It’s natural to long for more positivity, at work, at home, with family and friends, and within ourselves. Sometimes we find it in one area of life, but struggle with negativity in another. We may feel fulfilled and satisfied by our work, but struggle with family relationships, or vice versa.
When we’re feeling low or negative, we can’t just flip a switch and be positive all of a sudden. And no one else can do this for us, either. In fact, trying to do that can invalidate what we’re feeling and that can make our situation or symptoms worse. That doesn’t mean we can’t help someone when they’re feeling down, but the first goal is to try to help them find neutrality so they’re not so low.
We might say things like, “I hear you. This is a challenging situation for you. I’m sorry you’re going through this. These things can be really rough.” And we can do this for ourselves as well, to affirm our own feelings. “This is just the way I feel, even if it’s pretty awful right now.”

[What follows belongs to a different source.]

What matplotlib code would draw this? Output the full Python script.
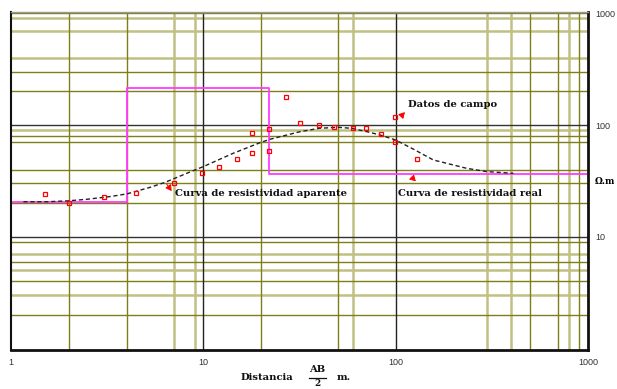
import matplotlib
matplotlib.use("Agg")
import matplotlib.pyplot as plt
from matplotlib.lines import Line2D

# --- data ---
campo_ab2 = [1.5, 2.0, 3.06, 4.47, 7.0, 9.9, 12.0, 14.9, 18.0, 18.0, 22.0, 22.0,
             26.9, 31.8, 40.0, 47.9, 59.8, 69.9, 83.6, 99.7, 99.7, 129.7]
campo_rho = [24.0, 19.95, 22.9, 24.5, 30.1, 37.0, 41.9, 50.0, 56.6, 85.5, 92.8, 58.2,
             177, 104, 99.5, 95.5, 93.5, 94.7, 82.7, 118.8, 70.5, 49.4]

aparente_ab2 = [1.16, 1.55, 2.0, 2.5, 3.27, 4.0, 5.28, 6.32, 8.2, 10.0, 14.3, 19.7,
                22.2, 31.8, 40.0, 50.0, 59.0, 70.8, 83.0, 100, 124, 157, 234, 298, 409]
aparente_rho = [20.6, 20.6, 21.0, 21.7, 22.9, 24.2, 27.7, 30.7, 37.0, 42.5, 55.9, 69.5,
                74.6, 87.2, 93.5, 95.5, 93.5, 87.3, 81.5, 73.5, 60.7, 48.7, 41.0, 38.3, 37.0]

# true resistivity (layered model)
real_ab2 = [1, 4.0, 4.0, 22.0, 22.0, 1000]
real_rho = [20.4, 20.4, 213, 213, 36.3, 36.3]

x_ticks = [1, 10, 100, 1000]
y_ticks = [10, 100, 1000]

# minor grid as it shows on the scanned paper (two tones of olive)
grid_x_dark = [2, 4, 20, 50, 500, 700, 900]
grid_x_light = [7, 9, 60, 300, 400, 800]
grid_y_dark = [2, 4, 6, 9, 20, 30, 40, 70, 80, 200, 300]
grid_y_light = [3, 5, 7, 90, 400, 700, 900]

# ============================================================================
# FIGURE
# ============================================================================
fig = plt.figure(figsize=(6.17, 3.89), dpi=100)
ax = fig.add_axes([11 / 617, 1 - 350 / 389, (588 - 11) / 617, (350 - 12) / 389])

ax.set_xscale("log")
ax.set_yscale("log")
ax.set_xlim(1, 1000)
ax.set_ylim(0.971, 1027)

olive = "#7f7f1a"
olive_light = "#c0c084"

for v in grid_x_dark:
    ax.axvline(v, color=olive, lw=1.0, zorder=0.6)
for v in grid_x_light:
    ax.axvline(v, color=olive_light, lw=1.8, zorder=0.5)
for v in grid_y_dark:
    ax.axhline(v, color=olive, lw=1.0, zorder=0.6)
for v in grid_y_light:
    ax.axhline(v, color=olive_light, lw=1.8, zorder=0.5)
for v in x_ticks[1:-1]:
    ax.axvline(v, color="#222222", lw=1.0, zorder=0.7)
for v in y_ticks:
    ax.axhline(v, color="#333333" if v < 1000 else olive, lw=1.0, zorder=0.7)

# curves
ax.plot(real_ab2, real_rho, color="#ff3cff", lw=1.3, zorder=2)
ax.plot(aparente_ab2, aparente_rho, color="#222222", lw=1.0,
        linestyle=(0, (3, 2)), zorder=3)
ax.plot(campo_ab2, campo_rho, linestyle="none", marker="s", ms=2.8,
        mfc="none", mec="red", mew=0.9, zorder=4)

# annotations
arrow = dict(arrowstyle="-|>,head_length=0.35,head_width=0.2", color="red", lw=0.7)
ax.annotate("", xy=(6.98, 24.5), xytext=(6.32, 31.1), arrowprops=arrow)
ax.annotate("", xy=(114.3, 136), xytext=(105.4, 117.3), arrowprops=arrow)
ax.annotate("", xy=(130.3, 30.1), xytext=(121.3, 34.1), arrowprops=arrow)

lbl = dict(fontfamily="DejaVu Serif", fontweight="bold", fontsize=7.2,
           va="center", ha="left", color="#111111", zorder=5)
ax.text(116, 154, "Datos de campo", **lbl)
ax.text(7.13, 24.2, "Curva de resistividad aparente", **lbl)
ax.text(102.9, 24.2, "Curva de resistividad real", **lbl)

# axes styling
ax.set_xticks(x_ticks)
ax.set_xticklabels([str(t) for t in x_ticks])
ax.set_yticks(y_ticks)
ax.set_yticklabels([str(t) for t in y_ticks])
ax.xaxis.set_minor_locator(matplotlib.ticker.NullLocator())
ax.yaxis.set_minor_locator(matplotlib.ticker.NullLocator())
ax.yaxis.tick_right()
ax.tick_params(length=0, labelsize=6.5, colors="#333333")
ax.tick_params(axis="x", pad=6)
ax.tick_params(axis="y", pad=5)
for lab in ax.get_xticklabels() + ax.get_yticklabels():
    lab.set_fontfamily("Liberation Sans")

ax.spines["left"].set_linewidth(1.5)
ax.spines["bottom"].set_linewidth(2.0)
ax.spines["right"].set_linewidth(2.0)
ax.spines["top"].set_color("#999999")
ax.spines["top"].set_linewidth(1.0)
for s in ("left", "bottom", "right"):
    ax.spines[s].set_color("#111111")

# axis titles
fig.text(615 / 617, 1 - 182 / 389, "Ω.m", fontfamily="DejaVu Serif",
         fontweight="bold", fontsize=6.4, va="center", ha="right")
tx = dict(fontfamily="DejaVu Serif", fontweight="bold", fontsize=7.2,
          va="center", color="#111111")
fig.text(241 / 617, 1 - 377 / 389, "Distancia", ha="left", **tx)
fig.text(317 / 617, 1 - 370 / 389, "AB", ha="center", **tx)
fig.text(317 / 617, 1 - 384 / 389, "2", ha="center",
         **{**tx, "fontsize": 6.4})
fig.text(337 / 617, 1 - 377 / 389, "m.", ha="left", **tx)
fig.add_artist(Line2D([309 / 617, 326 / 617], [1 - 377.5 / 389, 1 - 377.5 / 389],
                      color="#111111", lw=0.9, transform=fig.transFigure))

fig.savefig("out.png", dpi=100)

It’s about getting to a place of acceptance, and seeing the situation as temporary or something that can be worked through with professional experts or our personal support network.
Our feelings are our feelings, and are valid just the way they are, but we can also work to continuously improve upon a situation. To start, we can take a look at some of the obstacles that keep us trapped in negativity.
For many of our clients at White Picket Fence Counseling Center and in our culture today, the biggest barrier to positivity is communication skills. We can all improve in this area. In text messages or emails, some people use emoticons to help convey the emotion they’re trying to express, or acronyms like LOL (“laughing out loud”) to indicate they were joking.
When we’re face-to-face, our facial expressions and body language have the same function, but we don’t always realize that. Research has shown that our non-verbal communication has a bigger impact than the words we actually say. For example, a client might notice that I’m leaning in closer or holding my hand to my heart.
Just as we may be unintentionally sending the wrong message, we might assume someone else is reacting a certain way but we don’t know for sure. When we rush to judgment it can lead to misunderstandings or even broken relationships.
We all bring our different backgrounds and experiences to our relationships, to work, and to our homes. Some people are raised with a lot of negativity and don’t know how to talk about things any other way. In some cultures it’s superstitious to say good things about oneself.
Few of us were raised to focus on what we did well and why we can be proud of ourselves. We automatically look for the negative instead.
We all want life, job and relationship satisfaction, and seeing things positively is the secret. And it doesn’t just feel better. Shawn Achor, author of The Happiness Advantage, found that our brains are 31% more productive when we’re feeling positive than when we’re feeling negative, neutral or stressed.
Self-care tools to help you shift into a positive perspective
Every day we’re faced with stress at work, from the media, from financial pressures, and from just doing life. Many of the same self-care techniques we’ve explored in other articles are what can help us shift into positivity.
- Have a perspective of gratitude. Try to write down 3-7 things every day that you’re grateful for, to truly shift your perspective. When you spend the day looking for things to be grateful for, your mind will naturally evolve to seeing things more positively. As you think of the people you’re grateful for, send them a note telling them how much you appreciate them and why.
- Finding even as little as one minute of quiet time can make a big difference, whether you spend it doing breathwork, mindful meditation, or simply spending time in contemplation. If you’re struggling to fit it into your morning or evening routine, then attach it to something you do anyway. For example, pause before you walk into the office or grocery store, as a transition between activities.
- Seek out people who are positive, and steer clear of people who drag you down with their negativity. Journal about the people in your life who lift your spirits and help you feel positive, or who simply make you laugh. Now write down some ideas about how you can spend more time with that person. Reach out with a phone call, text, email or letter. Or make your own greeting card for a personal touch.
- Smile. This triggers our brain to release positive neurochemicals, and can be contagious, too. When my kids were younger, before eating dinner we’d have to first look around the table and smile at each other. They’re adults now, and they still talk about how cool this was.
- Open yourself up to new ideas, at work and at home. We can get stuck on what we’ve done for many years out of a sense of nostalgia. Let this go.
Although you can’t change all of this at once, it’s a journey rather than a goal to be checked off. This might be new for a lot of people and it’s easy to slip back into old habits especially with stressful life situations including pain and health issues. Therapy and counseling can help with the obstacles that are more firmly entrenched.
As long as we keep trying to move forward we can make progress. The more positivity we can discover in ourselves, the more we can spread around – and that feels great! The best part is that more people will want to be around us because we’ll make them feel great, too.